Evolution and extinction
You may notice that fossils of certain organisms have different morphologies, or forms, through time. This is because some organisms develop new features, like shells that are thicker or shaped differently. This process of change is called evolution. How and why these changes come about, or why they don’t, are the focus of much research.
Fossils also show us that many groups of creatures eventually become extinct. Trilobites, once plentiful in the Cambrian seas of Wisconsin, are extinct today, along with countless other creatures. Why are trilobites extinct, but direct descendants of other creatures that lived during the Paleozoic era, such as snails, abundant today? Some creatures survive during periods during which many other organisms become extinct. Does this happen because they are better adapted to their environment than those that became extinct, or are they just lucky? Paleontologists are working to answer these questions.
What was the area we now call Wisconsin like 400 million years ago? It is possible to determine the environmental conditions of the past on the basis of the organisms that lived in an area at a certain time. Using information from living relatives of extinct creatures and assuming that similar, related creatures lived in similar habitats, we can make inferences about the past. For example, one indicator of marine environments is coral. Today, corals and coral reefs require specific conditions to flourish—warm temperatures (25°C to 29°C [77°F to 84°F]), shallow depths (less than 56 meters [165 feet]), and normal salinity (the total quantity of dissolved salts in water; normal salinity is approximately 35 parts per thousand). The abundance of coral fossils in Wisconsin’s Silurian-age rock suggests that a warm, shallow sea of normal salinity covered Wisconsin during that time.

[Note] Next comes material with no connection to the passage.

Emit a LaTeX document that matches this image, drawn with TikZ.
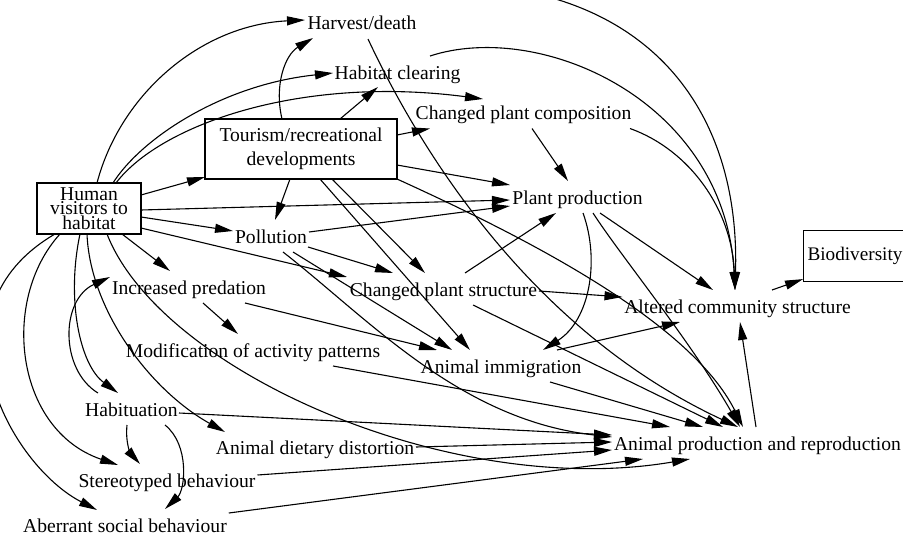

Many other organisms can be used to reconstruct aspects of Earth’s ancient environment as well. Knowing how life has responded to environmental changes in the past may help us understand how future environmental changes, such as global warming, will influence life on Earth.
Age of rocks
Fossils can generally be considered the same age as the rocks in which they are found. The age of rocks can be determined relatively or absolutely. Different rock layers can be dated relatively on the basis of where they fall in a “stack” of layers. For example, if you were to drop some sheets of paper on the ground, one on top of the other, it’s obvious that the ones on the top got there more recently than the ones on the bottom. In the same way, rock layers (and the fossils they contain) on top of others are relatively younger than the rock layers below, if the rock has not been overturned by geologic processes.
One way you may be able to determine the geological period (age range) from which you are collecting is the presence of index fossils in the rock layers. Index fossils are fossil groups that lived for very short, specific periods of time. That makes them more useful for relative dating of rocks than long-lived fossil groups because they allow you narrow down a rock’s age range. Geologists can use several index fossils together to make determinations about relative rock ages.
Absolute age of rocks can be determined through a process using radioactivity. By knowing the decay rate (half life) of an element in a rock sample, geologists and paleontologists can determine how much decay has occurred over time and therefore how much time has passed. Normally, scientists use a combination of relative and absolute dating to determine the age of rocks and fossils.